The RKHS Approach to Minimum Variance Estimation Revisited: Variance Bounds, Sufficient Statistics, and Exponential Families

TL;DR

This paper advances the mathematical understanding of minimum variance estimation using RKHS by developing geometric bounds, analyzing the role of sufficient statistics, and deriving new bounds for exponential family distributions.

Contribution

It extends RKHS analysis of MVE by formulating variance bounds geometrically, analyzing their properties, and deriving new bounds for exponential family models.

Findings

Barankin bound is lower semicontinuous in parameters.

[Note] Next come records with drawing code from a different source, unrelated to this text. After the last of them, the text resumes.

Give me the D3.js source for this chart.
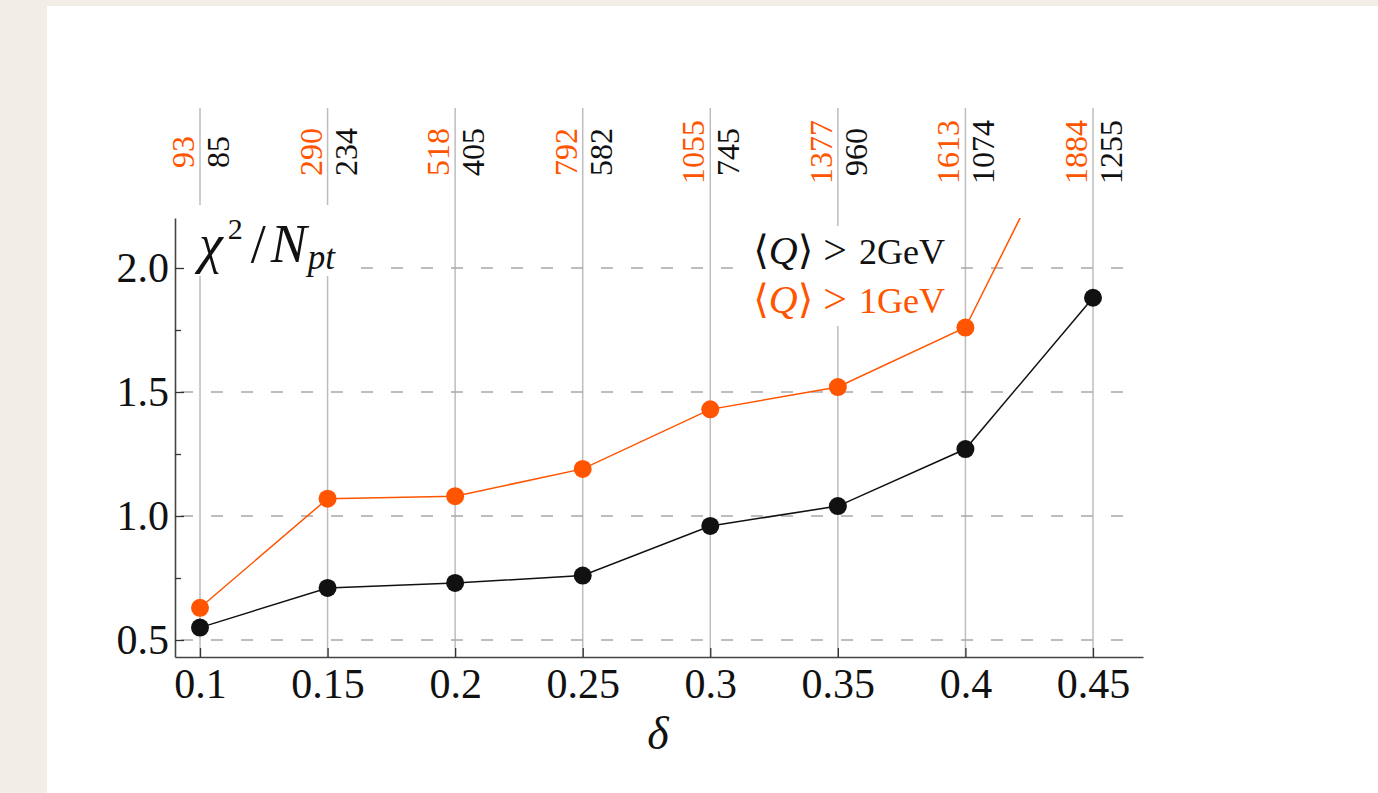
<!DOCTYPE html>
<html>
<head>
<meta charset="utf-8">
<script src="https://d3js.org/d3.v7.min.js"></script>
<style>
  html, body { margin: 0; padding: 0; background: #f2eee6; }
  svg { display: block; }
  text { font-family: "Liberation Serif", "DejaVu Serif", serif; }
</style>
</head>
<body>
<div id="vis"></div>
<script>
// values
var deltas = [0.1, 0.15, 0.2, 0.25, 0.3, 0.35, 0.4, 0.45];
var chi2Q2 = [0.55, 0.71, 0.73, 0.76, 0.96, 1.04, 1.27, 1.88]; // <Q> > 2 GeV
var chi2Q1 = [0.63, 1.07, 1.08, 1.19, 1.43, 1.52, 1.76, 2.79]; // <Q> > 1 GeV (last one off the top)
var nptQ1 = [93, 290, 518, 792, 1055, 1377, 1613, 1884];
var nptQ2 = [85, 234, 405, 582, 745, 960, 1074, 1255];
var yMajor = [0.5, 1.0, 1.5, 2.0];
var yMinor = [0.75, 1.25, 1.75];

var orange = '#ff5500';
var black = '#111111';
var serif = '"Liberation Serif", "DejaVu Serif", serif';

// size of the page and the plot box
var width = 1378, height = 793;
var plot = { left: 175, right: 1143, top: 218, bottom: 657 };

var x = d3.scaleLinear().domain([0.0902, 0.4696]).range([plot.left, plot.right]);
var y = d3.scaleLinear().domain([0.4315, 2.2016]).range([plot.bottom, plot.top]);

var svg = d3.select('#vis').append('svg')
  .attr('width', width)
  .attr('height', height);

// white sheet on the paper background
svg.append('rect')
  .attr('x', 47).attr('y', 6)
  .attr('width', width - 47).attr('height', height - 6)
  .attr('fill', '#ffffff');

svg.append('clipPath').attr('id', 'clip')
  .append('rect')
  .attr('x', plot.left).attr('y', plot.top)
  .attr('width', plot.right - plot.left)
  .attr('height', plot.bottom - plot.top);

// vertical grid lines, running up into the N_pt labels
svg.append('g').selectAll('line')
  .data(deltas).enter().append('line')
  .attr('x1', function (d) { return x(d); })
  .attr('x2', function (d) { return x(d); })
  .attr('y1', 108)
  .attr('y2', plot.bottom)
  .attr('stroke', '#bdbdbd')
  .attr('stroke-width', 1.5);

// dashed horizontal lines
svg.append('g').selectAll('line')
  .data(yMajor).enter().append('line')
  .attr('x1', plot.left + 6)
  .attr('x2', 1126)
  .attr('y1', function (d) { return y(d); })
  .attr('y2', function (d) { return y(d); })
  .attr('stroke', '#a8a8a8')
  .attr('stroke-width', 1.5)
  .attr('stroke-dasharray', '12,18');

// N_pt labels on top
var nptLabels = svg.append('g')
  .attr('font-family', serif)
  .attr('font-size', 32);
nptLabels.selectAll('text.q1')
  .data(deltas).enter().append('text')
  .attr('class', 'q1')
  .attr('transform', function (d) { return 'translate(' + (x(d) - 6) + ',152) rotate(-90)'; })
  .attr('text-anchor', 'middle')
  .style('font-family', serif)
  .attr('fill', orange)
  .text(function (d, i) { return nptQ1[i]; });
nptLabels.selectAll('text.q2')
  .data(deltas).enter().append('text')
  .attr('class', 'q2')
  .attr('transform', function (d) { return 'translate(' + (x(d) + 29) + ',152) rotate(-90)'; })
  .attr('text-anchor', 'middle')
  .style('font-family', serif)
  .attr('fill', black)
  .text(function (d, i) { return nptQ2[i]; });

// white boxes behind the y label and the legend
svg.append('rect')
  .attr('x', 180).attr('y', 205).attr('width', 172).attr('height', 71)
  .attr('fill', '#ffffff');
svg.append('rect')
  .attr('x', 748).attr('y', 226).attr('width', 200).attr('height', 100)
  .attr('fill', '#ffffff');

// axes
var xAxis = d3.axisBottom(x).tickValues(deltas).tickSizeInner(-9).tickSizeOuter(0).tickPadding(11)
  .tickFormat(function (d) { return String(+d.toFixed(2)); });
var gx = svg.append('g').attr('transform', 'translate(0,' + plot.bottom + ')').call(xAxis);

var yAxis = d3.axisLeft(y).tickValues(yMajor).tickSizeInner(-9).tickSizeOuter(0).tickPadding(6)
  .tickFormat(d3.format('.1f'));
var gy = svg.append('g').attr('transform', 'translate(' + plot.left + ',0)').call(yAxis);

svg.append('g').attr('transform', 'translate(' + plot.left + ',0)')
  .call(d3.axisLeft(y).tickValues(yMinor).tickSizeInner(-6).tickSizeOuter(0).tickFormat(''))
  .select('.domain').remove();

svg.selectAll('.domain').attr('stroke', '#444').attr('stroke-width', 1.6);
svg.selectAll('.tick line').attr('stroke', '#333').attr('stroke-width', 1.3);
gx.selectAll('.tick text').attr('font-size', 42).attr('fill', black)
  .attr('font-family', serif);
gy.selectAll('.tick text').attr('font-size', 42).attr('fill', black)
  .attr('font-family', serif);

// series lines and points
var line = d3.line()
  .x(function (d) { return x(d[0]); })
  .y(function (d) { return y(d[1]); });

var series = [
  { values: d3.zip(deltas, chi2Q1), color: orange },
  { values: d3.zip(deltas, chi2Q2), color: black }
];

var marks = svg.append('g').attr('clip-path', 'url(#clip)');
series.forEach(function (s) {
  marks.append('path')
    .attr('d', line(s.values))
    .attr('fill', 'none')
    .attr('stroke', s.color)
    .attr('stroke-width', 1.5);
  marks.selectAll(null)
    .data(s.values).enter().append('circle')
    .attr('cx', function (d) { return x(d[0]); })
    .attr('cy', function (d) { return y(d[1]); })
    .attr('r', 9)
    .attr('fill', s.color);
});

// y label
var ylab = svg.append('text')
  .attr('x', 199).attr('y', 262)
  .attr('font-size', 54)
  .attr('font-family', serif)
  .attr('fill', black);
ylab.append('tspan').attr('font-style', 'italic').text('χ');
ylab.append('tspan').attr('font-size', 30).attr('dy', -23).attr('dx', 5).text('2');
ylab.append('tspan').attr('dy', 23).attr('dx', 8).text('/');
ylab.append('tspan').attr('font-style', 'italic').attr('dx', 5).text('N');
ylab.append('tspan').attr('font-style', 'italic').attr('font-size', 35).attr('dy', 7).attr('dx', 1).text('pt');

// x label
svg.append('text')
  .attr('x', 658).attr('y', 749)
  .attr('text-anchor', 'middle')
  .attr('font-size', 46)
  .attr('font-style', 'italic')
  .attr('font-family', serif)
  .attr('fill', black)
  .text('δ');

// legend
var legend = [
  { label: '2GeV', color: black, y: 264 },
  { label: '1GeV', color: orange, y: 313 }
];
legend.forEach(function (l) {
  var t = svg.append('text')
    .attr('x', 945).attr('y', l.y)
    .attr('text-anchor', 'end')
    .attr('font-size', 36)
    .attr('font-family', serif)
    .attr('fill', l.color);
  t.append('tspan').attr('font-family', '"DejaVu Serif", serif').attr('font-size', 40).attr('font-weight', 300).text('⟨');
  t.append('tspan').attr('font-style', 'italic').attr('font-size', 40).text('Q');
  t.append('tspan').attr('font-family', '"DejaVu Serif", serif').attr('font-size', 40).attr('font-weight', 300).text('⟩');
  t.append('tspan').attr('dx', 10).attr('font-size', 42).text('>');
  t.append('tspan').attr('dx', 12).text(l.label);
});
</script>
</body>
</html>
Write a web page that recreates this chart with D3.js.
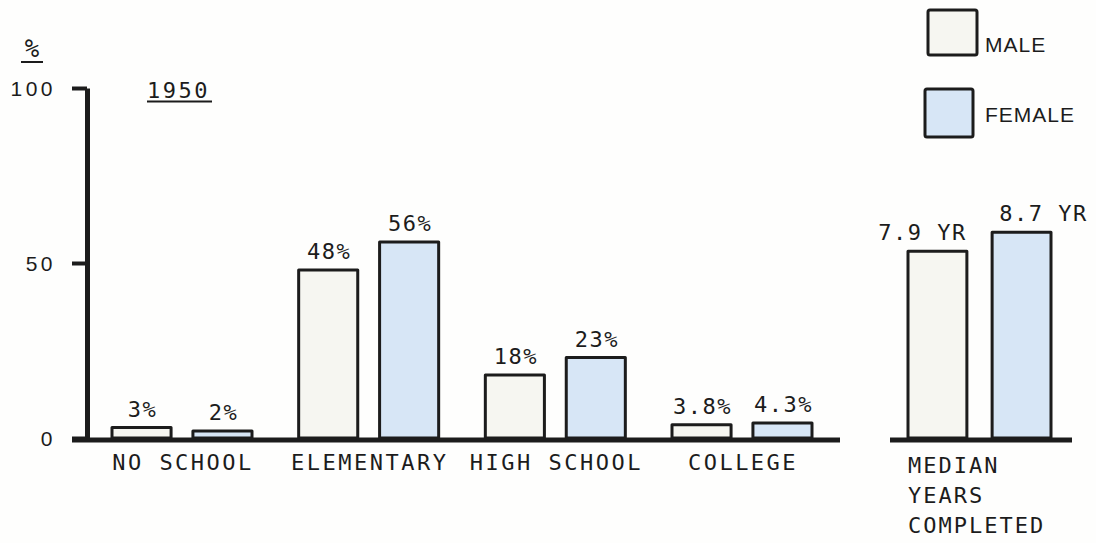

RKHS remains unchanged with sufficient statistics.

New closed-form bounds for exponential family distributions.

Abstract

The mathematical theory of reproducing kernel Hilbert spaces (RKHS) provides powerful tools for minimum variance estimation (MVE) problems. Here, we extend the classical RKHS based analysis of MVE in several directions. We develop a geometric formulation of five known lower bounds on the estimator variance (Barankin bound, Cramer-Rao bound, constrained Cramer-Rao bound, Bhattacharyya bound, and Hammersley-Chapman-Robbins bound) in terms of orthogonal projections onto a subspace of the RKHS associated with a given MVE problem. We show that, under mild conditions, the Barankin bound (the tightest possible lower bound on the estimator variance) is a lower semicontinuous function of the parameter vector. We also show that the RKHS associated with an MVE problem remains unchanged if the observation is replaced by a sufficient statistic. Finally, for MVE problems conforming to an exponential family of distributions, we derive novel closed-form lower bound on the estimator variance and show that a reduction of the parameter set leaves the minimum achievable variance unchanged.